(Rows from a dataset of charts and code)
*****

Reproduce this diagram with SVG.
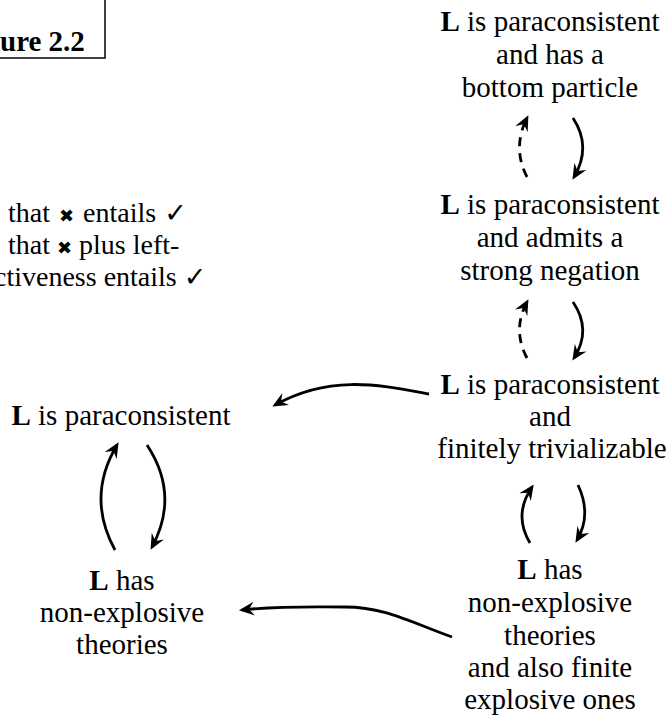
<svg xmlns="http://www.w3.org/2000/svg" width="668" height="720" viewBox="0 0 668 720">
<style>
text{font-family:"Liberation Serif","Times New Roman",serif;font-size:29px;fill:#000;text-anchor:middle}
.b{font-weight:bold}
.lg{font-size:28px;text-anchor:start}
.x{font-family:"DejaVu Sans",sans-serif;font-size:18px;font-weight:bold}
.ck{font-family:"DejaVu Sans",sans-serif;font-size:27px}
.c{fill:none;stroke:#000;stroke-width:2.8;stroke-linecap:butt}
.d{stroke-dasharray:9,7}
</style>
<defs>
<marker id="ah" viewBox="0 0 10 10" refX="8" refY="5" markerWidth="5.5" markerHeight="5.5" orient="auto" markerUnits="strokeWidth">
<path d="M0,0.5 L10,5 L0,9.5 L3.5,5 z" fill="#000"/>
</marker>
</defs>
<g id="figlabel">
<rect x="-10" y="-10" width="115" height="68" fill="#fff" stroke="#000" stroke-width="1.5"/>
<text class="b" x="0" y="51" style="text-anchor:start;font-size:29px">ure 2.2</text>
</g>
<g id="legend">
<text class="lg" x="8" y="222">that <tspan class="x" dx="2">✖</tspan><tspan dx="2"> entails</tspan> <tspan class="ck" dx="1">✓</tspan></text>
<text class="lg" x="8" y="254">that <tspan class="x">✖</tspan> plus left-</text>
<text class="lg" x="-6" y="286">ctiveness entails <tspan class="ck">✓</tspan></text>
</g>
<g id="n1">
<text x="550" y="31"><tspan class="b">L</tspan> is paraconsistent</text>
<text x="550" y="64">and has a</text>
<text x="550" y="97">bottom particle</text>
</g>
<g id="n2">
<text x="550" y="214"><tspan class="b">L</tspan> is paraconsistent</text>
<text x="550" y="247">and admits a</text>
<text x="550" y="280">strong negation</text>
</g>
<g id="n3">
<text x="550" y="394"><tspan class="b">L</tspan> is paraconsistent</text>
<text x="550" y="426">and</text>
<text x="552" y="458">finitely trivializable</text>
</g>
<g id="n4">
<text x="550" y="579"><tspan class="b">L</tspan> has</text>
<text x="550" y="612">non-explosive</text>
<text x="550" y="645">theories</text>
<text x="550" y="677">and also finite</text>
<text x="550" y="709">explosive ones</text>
</g>
<g id="n5">
<text x="121" y="425"><tspan class="b">L</tspan> is paraconsistent</text>
</g>
<g id="n6">
<text x="122" y="590"><tspan class="b">L</tspan> has</text>
<text x="122" y="622">non-explosive</text>
<text x="122" y="654">theories</text>
</g>
<g id="connectors">
<path class="c d" d="M527,177 Q512,148 527,118" marker-end="url(#ah)"/>
<path class="c" d="M573,118 Q592,147 574,177" marker-end="url(#ah)"/>
<path class="c d" d="M527,358 Q512,330 527,302" marker-end="url(#ah)"/>
<path class="c" d="M573,302 Q592,330 574,358" marker-end="url(#ah)"/>
<path class="c" d="M530,543 Q513,515 532,487" marker-end="url(#ah)"/>
<path class="c" d="M578,485 Q592,515 577,540" marker-end="url(#ah)"/>
<path class="c" d="M115,550 Q86,497 117,445" marker-end="url(#ah)"/>
<path class="c" d="M147,445 Q180,495 152,547" marker-end="url(#ah)"/>
<path class="c" d="M429,394 C380,385 330,374 275,405" marker-end="url(#ah)"/>
<path class="c" d="M452,637 C410,622 385,607 345,607 C305,607 280,606 242,610" marker-end="url(#ah)"/>
</g>
</svg>
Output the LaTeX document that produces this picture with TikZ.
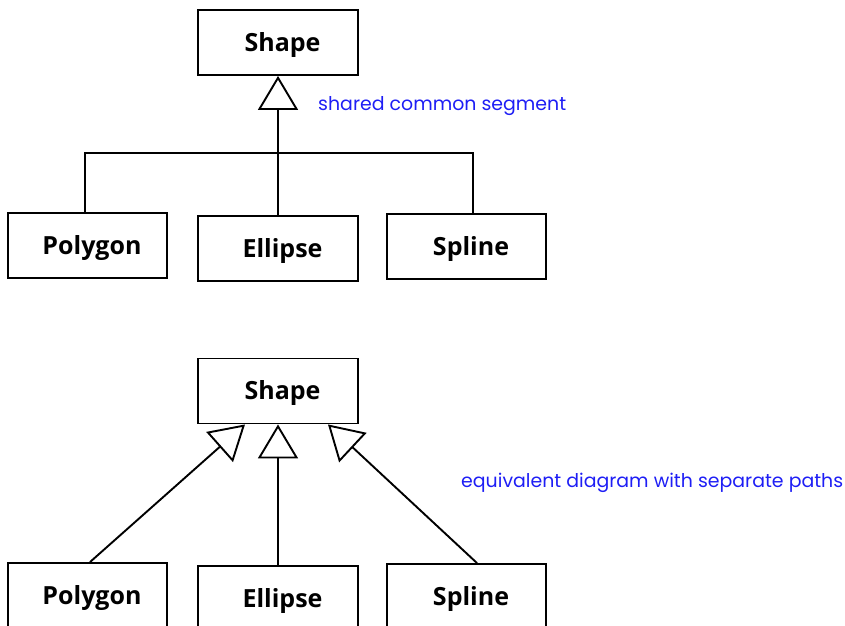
\documentclass[tikz,border=0pt]{standalone}
\usepackage{fontspec}
\usepackage{graphicx}
\setmainfont{Open Sans}
\newfontfamily\notefont{Poppins}
\usetikzlibrary{arrows.meta,calc}
\definecolor{noteblue}{RGB}{30,30,245}
\tikzset{
  cls/.style={draw, line width=1.9pt, minimum width=159pt, minimum height=65pt,
    inner sep=0pt, font=\fontsize{25}{29}\selectfont\bfseries,
    text height=17.8pt, text depth=0pt, execute at begin node={\hspace*{9pt}}},
  midcls/.style={cls, minimum width=160pt},
  conn/.style={line width=1.9pt},
  inh/.style={line width=1.9pt, -{Triangle[fill=white, length=34pt, width=40pt]}},
  note/.style={text=noteblue, font=\notefont\fontsize{18}{20}\selectfont,
    inner sep=0pt, anchor=base west},
}
\begin{document}
\begin{tikzpicture}[x=1pt,y=1pt]
\useasboundingbox (0,0) rectangle (845,-625);
% top diagram
\node[midcls] (shape1) at (278,-42.5) {Shape};
\node[cls] (poly1) at (87.5,-245.5) {Polygon};
\node[midcls] (ell1) at (278,-248.5) {Ellipse};
\node[cls] (spl1) at (466.5,-246.5) {Spline};
\coordinate (bus) at (278,-153);
\draw[conn] ($(poly1.north)+(-2.5,0)$) |- (bus) -| ($(spl1.north)+(6.5,0)$);
\draw[inh] (ell1.north) -- (shape1.south);
\node[note] (n1) at (318,-110) {\resizebox{248pt}{!}{shared common segment}};
% bottom diagram
\node[midcls] (shape2) at (278,-391) {Shape};
\node[cls] (poly2) at (87.5,-595.5) {Polygon};
\node[midcls] (ell2) at (278,-598.5) {Ellipse};
\node[cls] (spl2) at (466.5,-596.5) {Spline};
\draw[inh] ($(poly2.north)+(2.5,0)$) -- ($(shape2.south)+(-33,0)$);
\draw[inh] (ell2.north) -- (shape2.south);
\draw[inh] ($(spl2.north)+(10.5,0)$) -- ($(shape2.south)+(50,0)$);
\node[note] (n2) at (461,-487) {\resizebox{382pt}{!}{equivalent diagram with separate paths}};
\end{tikzpicture}
\end{document}
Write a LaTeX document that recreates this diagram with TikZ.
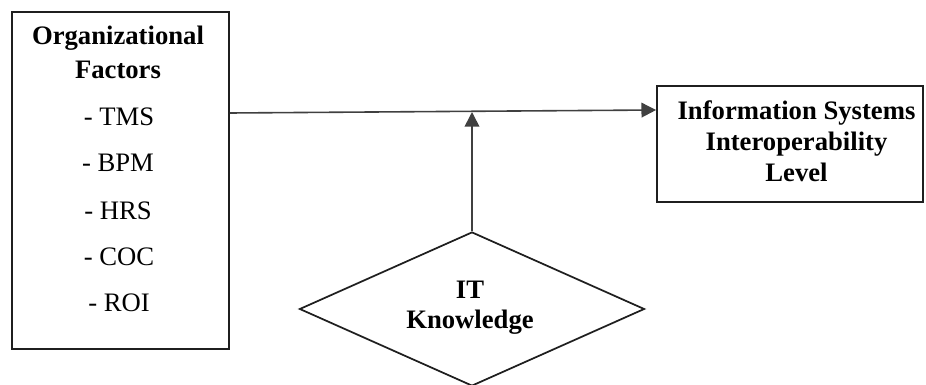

*****

THE REQUEST: Reproduce every line above as written, skipping pictures.

ANSWER:
Reproduce this diagram with SVG.
<svg xmlns="http://www.w3.org/2000/svg" width="668" height="720" viewBox="0 0 668 720">
<style>
text{font-family:"Liberation Serif","Times New Roman",serif;font-size:29px;fill:#000;text-anchor:middle}
.b{font-weight:bold}
.lg{font-size:28px;text-anchor:start}
.x{font-family:"DejaVu Sans",sans-serif;font-size:18px;font-weight:bold}
.ck{font-family:"DejaVu Sans",sans-serif;font-size:27px}
.c{fill:none;stroke:#000;stroke-width:2.8;stroke-linecap:butt}
.d{stroke-dasharray:9,7}
</style>
<defs>
<marker id="ah" viewBox="0 0 10 10" refX="8" refY="5" markerWidth="5.5" markerHeight="5.5" orient="auto" markerUnits="strokeWidth">
<path d="M0,0.5 L10,5 L0,9.5 L3.5,5 z" fill="#000"/>
</marker>
</defs>
<g id="figlabel">
<rect x="-10" y="-10" width="115" height="68" fill="#fff" stroke="#000" stroke-width="1.5"/>
<text class="b" x="0" y="51" style="text-anchor:start;font-size:29px">ure 2.2</text>
</g>
<g id="legend">
<text class="lg" x="8" y="222">that <tspan class="x" dx="2">✖</tspan><tspan dx="2"> entails</tspan> <tspan class="ck" dx="1">✓</tspan></text>
<text class="lg" x="8" y="254">that <tspan class="x">✖</tspan> plus left-</text>
<text class="lg" x="-6" y="286">ctiveness entails <tspan class="ck">✓</tspan></text>
</g>
<g id="n1">
<text x="550" y="31"><tspan class="b">L</tspan> is paraconsistent</text>
<text x="550" y="64">and has a</text>
<text x="550" y="97">bottom particle</text>
</g>
<g id="n2">
<text x="550" y="214"><tspan class="b">L</tspan> is paraconsistent</text>
<text x="550" y="247">and admits a</text>
<text x="550" y="280">strong negation</text>
</g>
<g id="n3">
<text x="550" y="394"><tspan class="b">L</tspan> is paraconsistent</text>
<text x="550" y="426">and</text>
<text x="552" y="458">finitely trivializable</text>
</g>
<g id="n4">
<text x="550" y="579"><tspan class="b">L</tspan> has</text>
<text x="550" y="612">non-explosive</text>
<text x="550" y="645">theories</text>
<text x="550" y="677">and also finite</text>
<text x="550" y="709">explosive ones</text>
</g>
<g id="n5">
<text x="121" y="425"><tspan class="b">L</tspan> is paraconsistent</text>
</g>
<g id="n6">
<text x="122" y="590"><tspan class="b">L</tspan> has</text>
<text x="122" y="622">non-explosive</text>
<text x="122" y="654">theories</text>
</g>
<g id="connectors">
<path class="c d" d="M527,177 Q512,148 527,118" marker-end="url(#ah)"/>
<path class="c" d="M573,118 Q592,147 574,177" marker-end="url(#ah)"/>
<path class="c d" d="M527,358 Q512,330 527,302" marker-end="url(#ah)"/>
<path class="c" d="M573,302 Q592,330 574,358" marker-end="url(#ah)"/>
<path class="c" d="M530,543 Q513,515 532,487" marker-end="url(#ah)"/>
<path class="c" d="M578,485 Q592,515 577,540" marker-end="url(#ah)"/>
<path class="c" d="M115,550 Q86,497 117,445" marker-end="url(#ah)"/>
<path class="c" d="M147,445 Q180,495 152,547" marker-end="url(#ah)"/>
<path class="c" d="M429,394 C380,385 330,374 275,405" marker-end="url(#ah)"/>
<path class="c" d="M452,637 C410,622 385,607 345,607 C305,607 280,606 242,610" marker-end="url(#ah)"/>
</g>
</svg>
Output the LaTeX document that produces this picture with TikZ.
\documentclass[tikz,border=0pt]{standalone}
\usepackage{fontspec}
\usepackage{graphicx}
\setmainfont{Open Sans}
\newfontfamily\notefont{Poppins}
\usetikzlibrary{arrows.meta,calc}
\definecolor{noteblue}{RGB}{30,30,245}
\tikzset{
  cls/.style={draw, line width=1.9pt, minimum width=159pt, minimum height=65pt,
    inner sep=0pt, font=\fontsize{25}{29}\selectfont\bfseries,
    text height=17.8pt, text depth=0pt, execute at begin node={\hspace*{9pt}}},
  midcls/.style={cls, minimum width=160pt},
  conn/.style={line width=1.9pt},
  inh/.style={line width=1.9pt, -{Triangle[fill=white, length=34pt, width=40pt]}},
  note/.style={text=noteblue, font=\notefont\fontsize{18}{20}\selectfont,
    inner sep=0pt, anchor=base west},
}
\begin{document}
\begin{tikzpicture}[x=1pt,y=1pt]
\useasboundingbox (0,0) rectangle (845,-625);
% top diagram
\node[midcls] (shape1) at (278,-42.5) {Shape};
\node[cls] (poly1) at (87.5,-245.5) {Polygon};
\node[midcls] (ell1) at (278,-248.5) {Ellipse};
\node[cls] (spl1) at (466.5,-246.5) {Spline};
\coordinate (bus) at (278,-153);
\draw[conn] ($(poly1.north)+(-2.5,0)$) |- (bus) -| ($(spl1.north)+(6.5,0)$);
\draw[inh] (ell1.north) -- (shape1.south);
\node[note] (n1) at (318,-110) {\resizebox{248pt}{!}{shared common segment}};
% bottom diagram
\node[midcls] (shape2) at (278,-391) {Shape};
\node[cls] (poly2) at (87.5,-595.5) {Polygon};
\node[midcls] (ell2) at (278,-598.5) {Ellipse};
\node[cls] (spl2) at (466.5,-596.5) {Spline};
\draw[inh] ($(poly2.north)+(2.5,0)$) -- ($(shape2.south)+(-33,0)$);
\draw[inh] (ell2.north) -- (shape2.south);
\draw[inh] ($(spl2.north)+(10.5,0)$) -- ($(shape2.south)+(50,0)$);
\node[note] (n2) at (461,-487) {\resizebox{382pt}{!}{equivalent diagram with separate paths}};
\end{tikzpicture}
\end{document}
Write a LaTeX document that recreates this diagram with TikZ.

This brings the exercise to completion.